Re: In Which We Brag About Our Petty Accomplishments
I have a fancy newish toilet that does not use a ballcock assembly. Flapper was actually the techincal term for the bit I replaced.
__________________
"freedom to differ is not limited to things that do not matter much. That would be a mere shadow of freedom. The test of its substance is the right to differ as to things that touch the heart of the existing order."
- Justice Robert Jackson, West Virginia State Board of Ed. v. Barnette
Re: In Which We Brag About Our Petty Accomplishments
I got a jury duty summons for August 31, which was supposed to be the last day of my vacation, so I un-requested the day off work and cancelled the last night's hotel reservation.
But then my mom is coming out in middle-September, and I was like, we better hope they don't put me on a jury that goes that long, because it would fuck her trip. Having jury duty during her visit wouldn't be the end of the world, and might actually even been cool cuz it's closer to home and shorter hours, but she is coming out specifically for "take your parents to work day" (don't laugh, she is thrilled, and of course so am I). I was thinking if I could coerce a friend into babysitting her for me, or if we would just shine it and have a good trip anyway. But then she says "you can always ask for a postponement."
I was like, Seriously?
So I went to the website and it was easy as shit, I just had to pick another date so I now have jury duty on September 14. So then I re-requested the day off work and un-cancelled the hotel.
Then I booked us tickets for the Hearst Castle tour.
What of that shit is the petty accomplishment is left as an exercise for the reader.
Re: In Which We Brag About Our Petty Accomplishments
Quote:
Originally Posted by Ensign Steve
...
But then my mom is coming out in middle-September, and I was like, we better hope they don't put me on a jury that goes that long, because it would fuck her trip.
...
I just had to pick another date so I now have jury duty on September 14.
...
What of that shit is the petty accomplishment is left as an exercise for the reader.
Re: In Which We Brag About Our Petty Accomplishments
I was walking around outside near my office and this random dudebro says to me, "I saw some people eating ice cream. Where can we get ice cream?" Without hesitation and with complete confidence, I said the name of the closest place with ice cream (which was very close) and pointed him in the right direction.
A successful impromptu interaction with another person!
Re: In Which We Brag About Our Petty Accomplishments
Forget equilibrium! I spent the rest of the afternoon on a high that came from repeatedly replaying the interaction in my head and affirming that there is absolutely nothing I should have done or said differently.
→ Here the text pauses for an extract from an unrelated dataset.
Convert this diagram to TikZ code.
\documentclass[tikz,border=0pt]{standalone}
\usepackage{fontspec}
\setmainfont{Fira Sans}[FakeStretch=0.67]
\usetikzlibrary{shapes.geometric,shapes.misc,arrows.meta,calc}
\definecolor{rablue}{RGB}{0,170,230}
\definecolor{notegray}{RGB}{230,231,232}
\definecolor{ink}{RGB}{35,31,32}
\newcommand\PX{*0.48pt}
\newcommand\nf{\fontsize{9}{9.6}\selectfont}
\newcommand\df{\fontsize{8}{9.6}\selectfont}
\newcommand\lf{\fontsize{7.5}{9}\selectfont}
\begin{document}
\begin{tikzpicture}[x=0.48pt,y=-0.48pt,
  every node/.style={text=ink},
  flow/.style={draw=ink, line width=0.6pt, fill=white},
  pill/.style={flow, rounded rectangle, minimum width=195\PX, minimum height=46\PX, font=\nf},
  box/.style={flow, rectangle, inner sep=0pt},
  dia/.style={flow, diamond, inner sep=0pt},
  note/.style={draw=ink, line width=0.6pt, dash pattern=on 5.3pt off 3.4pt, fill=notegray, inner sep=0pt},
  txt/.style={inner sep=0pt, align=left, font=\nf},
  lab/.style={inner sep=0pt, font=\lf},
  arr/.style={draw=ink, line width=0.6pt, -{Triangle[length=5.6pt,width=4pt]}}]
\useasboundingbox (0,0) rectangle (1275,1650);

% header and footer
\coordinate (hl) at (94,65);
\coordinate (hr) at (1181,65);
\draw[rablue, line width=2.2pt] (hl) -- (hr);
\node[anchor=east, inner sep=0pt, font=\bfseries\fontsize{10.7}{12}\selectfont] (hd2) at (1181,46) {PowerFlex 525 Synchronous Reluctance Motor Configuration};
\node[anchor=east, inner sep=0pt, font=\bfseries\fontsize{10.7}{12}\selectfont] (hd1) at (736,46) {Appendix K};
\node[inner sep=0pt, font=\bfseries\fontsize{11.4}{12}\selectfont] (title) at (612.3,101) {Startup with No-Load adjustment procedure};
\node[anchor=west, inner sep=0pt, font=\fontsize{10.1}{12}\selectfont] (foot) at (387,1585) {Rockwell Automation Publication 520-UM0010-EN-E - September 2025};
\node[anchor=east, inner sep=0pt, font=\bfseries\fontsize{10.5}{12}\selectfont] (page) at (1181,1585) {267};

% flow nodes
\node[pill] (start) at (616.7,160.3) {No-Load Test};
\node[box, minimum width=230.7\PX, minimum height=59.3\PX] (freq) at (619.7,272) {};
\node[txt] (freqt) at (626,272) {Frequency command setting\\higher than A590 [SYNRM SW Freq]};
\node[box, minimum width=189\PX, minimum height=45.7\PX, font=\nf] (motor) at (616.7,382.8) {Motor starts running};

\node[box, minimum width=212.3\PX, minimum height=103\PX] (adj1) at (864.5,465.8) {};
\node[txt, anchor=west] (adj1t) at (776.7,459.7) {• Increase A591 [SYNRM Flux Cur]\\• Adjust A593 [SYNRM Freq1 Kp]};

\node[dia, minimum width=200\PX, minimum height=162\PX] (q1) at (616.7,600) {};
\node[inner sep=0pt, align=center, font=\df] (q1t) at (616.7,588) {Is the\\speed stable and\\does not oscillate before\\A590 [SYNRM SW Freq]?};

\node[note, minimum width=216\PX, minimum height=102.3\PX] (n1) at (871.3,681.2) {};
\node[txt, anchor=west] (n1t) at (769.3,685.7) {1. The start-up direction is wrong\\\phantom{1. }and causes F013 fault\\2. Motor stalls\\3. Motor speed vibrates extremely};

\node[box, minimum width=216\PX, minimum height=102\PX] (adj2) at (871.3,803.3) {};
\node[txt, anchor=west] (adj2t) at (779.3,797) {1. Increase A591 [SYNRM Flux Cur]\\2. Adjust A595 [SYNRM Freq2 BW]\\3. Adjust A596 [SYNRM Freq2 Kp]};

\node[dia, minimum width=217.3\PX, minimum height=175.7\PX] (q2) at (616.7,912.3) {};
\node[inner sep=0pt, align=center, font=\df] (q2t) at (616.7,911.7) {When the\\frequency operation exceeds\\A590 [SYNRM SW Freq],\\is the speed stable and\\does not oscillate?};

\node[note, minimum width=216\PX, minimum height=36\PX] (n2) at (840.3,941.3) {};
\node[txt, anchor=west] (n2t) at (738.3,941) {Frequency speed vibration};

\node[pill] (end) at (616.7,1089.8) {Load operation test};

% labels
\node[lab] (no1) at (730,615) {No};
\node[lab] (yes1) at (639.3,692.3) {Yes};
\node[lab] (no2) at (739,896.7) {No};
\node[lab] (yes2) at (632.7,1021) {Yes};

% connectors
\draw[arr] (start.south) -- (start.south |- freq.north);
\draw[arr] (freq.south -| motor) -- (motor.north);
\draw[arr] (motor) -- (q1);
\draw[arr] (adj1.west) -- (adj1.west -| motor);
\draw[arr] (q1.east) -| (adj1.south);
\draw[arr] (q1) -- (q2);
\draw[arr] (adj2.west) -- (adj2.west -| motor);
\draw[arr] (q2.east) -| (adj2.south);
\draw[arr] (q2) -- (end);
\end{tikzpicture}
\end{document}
That shit's better than heroin.
Re: In Which We Brag About Our Petty Accomplishments
My thermostat stopped working, and flashed a "Low Batt" message. So I figured, okay, I'll just replace the batteries. Damned thing didn't come back on, and kept telling me the batteries were low even though I knew they were fresh. So Mrs. Puppet calls for yet another home warranty service call, since the thermostat was obviously fuXX0red.
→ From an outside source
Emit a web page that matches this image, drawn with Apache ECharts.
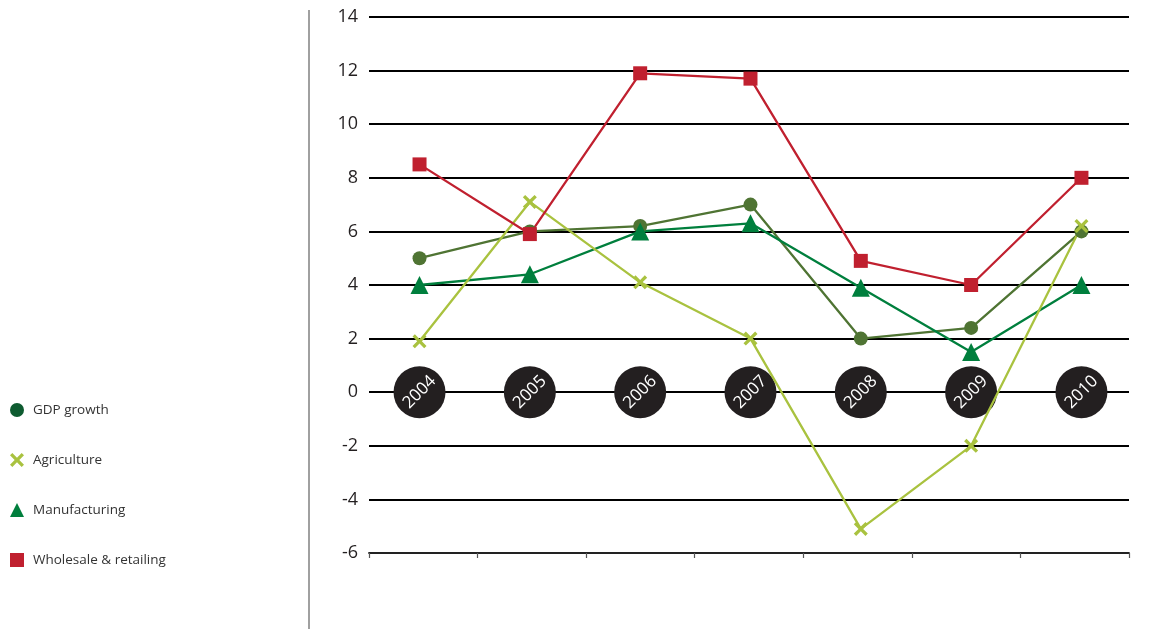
<!DOCTYPE html>
<html>
<head>
<meta charset="utf-8">
<script src="https://cdn.jsdelivr.net/npm/echarts@6/dist/echarts.min.js"></script>
<style>
  html, body { margin: 0; padding: 0; background: #fff; }
  #chart { width: 1156px; height: 629px; }
</style>
</head>
<body>
<div id="chart"></div>
<script>
// Annual growth rates (%) by sector
const years = ['2004', '2005', '2006', '2007', '2008', '2009', '2010'];
const gdpGrowth = [5.0, 6.0, 6.2, 7.0, 2.0, 2.4, 6.0];
const agriculture = [1.9, 7.1, 4.1, 2.0, -5.1, -2.0, 6.2];
const manufacturing = [4.0, 4.4, 6.0, 6.3, 3.9, 1.5, 4.0];
const wholesale = [8.5, 5.9, 11.9, 11.7, 4.9, 4.0, 8.0];
const yTicks = { min: -6, max: 14, step: 2 };

const FONT = '"Open Sans", "Noto Sans", sans-serif';
const crossPath = 'path://M2,0 L6,4 L10,0 L12,2 L8,6 L12,10 L10,12 L6,8 L2,12 L0,10 L4,6 L0,2 Z';

// point positions use a hidden value axis indexed by year position
const pairs = arr => arr.map((v, i) => [i, v]);

const chart = echarts.init(document.getElementById('chart'), null, { renderer: 'canvas' });

function lineSeries(name, data, color, symbol, size) {
  return {
    name, type: 'line', xAxisIndex: 1, data: pairs(data),
    symbol, symbolSize: size, showSymbol: true,
    lineStyle: { color, width: 2.3 },
    itemStyle: { color, opacity: 1 },
    z: 3, animation: false
  };
}

chart.setOption({
  backgroundColor: '#ffffff',
  textStyle: { fontFamily: FONT },
  grid: { left: 369, right: 27, top: 17, bottom: 76 },
  legend: {
    orient: 'vertical', left: 5, top: 398, itemGap: 36,
    itemWidth: 14, itemHeight: 14,
    textStyle: { fontSize: 13.5, color: '#333', fontFamily: FONT, padding: [0, 0, 0, 4] },
    data: [
      { name: 'GDP growth', icon: 'circle', itemStyle: { color: '#0e5b30' } },
      { name: 'Agriculture', icon: crossPath, itemStyle: { color: '#a9c23f' } },
      { name: 'Manufacturing', icon: 'triangle', itemStyle: { color: '#007f3d' } },
      { name: 'Wholesale & retailing', icon: 'rect', itemStyle: { color: '#c0202f' } }
    ],
    selectedMode: false
  },
  xAxis: [
    {
      type: 'category', data: years, boundaryGap: true, position: 'bottom',
      axisLine: { show: true, onZero: false, lineStyle: { color: '#222', width: 1.8 } },
      axisTick: { show: true, inside: false, length: 5, lineStyle: { color: '#555', width: 1.2 } },
      axisLabel: { show: false },
      splitLine: { show: false }
    },
    {
      type: 'value', min: -0.458, max: 6.431, show: false,
      splitLine: { show: false }
    }
  ],
  yAxis: {
    type: 'value', min: yTicks.min, max: yTicks.max, interval: yTicks.step,
    axisLine: { show: false }, axisTick: { show: false },
    axisLabel: { fontSize: 18, color: '#231f20', margin: 11, fontFamily: FONT },
    splitLine: { show: true, lineStyle: { color: '#000', width: 1.8 } }
  },
  graphic: [
    {
      type: 'line', shape: { x1: 309, y1: 10, x2: 309, y2: 629 },
      style: { stroke: '#808080', lineWidth: 1.5 }, silent: true
    }
  ],
  series: [
    {
      name: 'years', type: 'scatter', xAxisIndex: 1,
      data: years.map((y, i) => ({ value: [i, 0], name: y })),
      symbol: 'circle', symbolSize: 52,
      itemStyle: { color: '#231f20', opacity: 1 },
      label: {
        show: true, position: 'inside', rotate: 45,
        formatter: p => p.name,
        color: '#ffffff', fontSize: 17, fontFamily: FONT
      },
      z: 2, animation: false, silent: true
    },
    lineSeries('GDP growth', gdpGrowth, '#4f7433', 'circle', 14),
    lineSeries('Manufacturing', manufacturing, '#007f3d', 'triangle', 18),
    lineSeries('Agriculture', agriculture, '#a9c23f', crossPath, 14),
    lineSeries('Wholesale & retailing', wholesale, '#c0202f', 'rect', 14)
  ]
});
</script>
</body>
</html>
I didn't want to wait 4-5 days for some technician bozo to come out before we had A/C again, so from work I did some simple googling. I found a couple different sites claiming that you could just turn the batteries backward to force the thermostat to shut down completely, wait 5-15 seconds (instructions were inconsistent here), then reinsert the batteries properly.
Worked like a goddamned charm. In the space of about 5 minutes of intarweb searching and maybe 30 seconds of battery fiddling, I took our A/C system from uselessness to full function. Damn but I'm smrt.
__________________
"Her eyes in certain light were violet, and all her teeth were even. That's a rare, fair feature: even teeth. She smiled to excess, but she chewed with real distinction." - Eleanor of Aquitaine
Re: In Which We Brag About Our Petty Accomplishments
I had successful impromptu interactions with two of the kids who live on my block within one week. And they both said they like my rusted out old car, which I still can't quite figure.
__________________
"freedom to differ is not limited to things that do not matter much. That would be a mere shadow of freedom. The test of its substance is the right to differ as to things that touch the heart of the existing order."
- Justice Robert Jackson, West Virginia State Board of Ed. v. Barnette
Re: In Which We Brag About Our Petty Accomplishments
We had a large tree in our back yard taken back to about 12 feet.
Sou and I cut, split and stacked all the wood over the last few days. This involved using the chainsaw, table saw and wood splitter - three fairly dangerous machines. All the work was done without any major injuries
Now we have a shitload of wood drying for next year.
Re: In Which We Brag About Our Petty Accomplishments
My dad loves Lagerfeld cologne. A very specific vintage that is no longer widely available. (I don't count finding a few bottles left on Amazon widely available.) Please can you get your cousin to make a bunch just for my dad.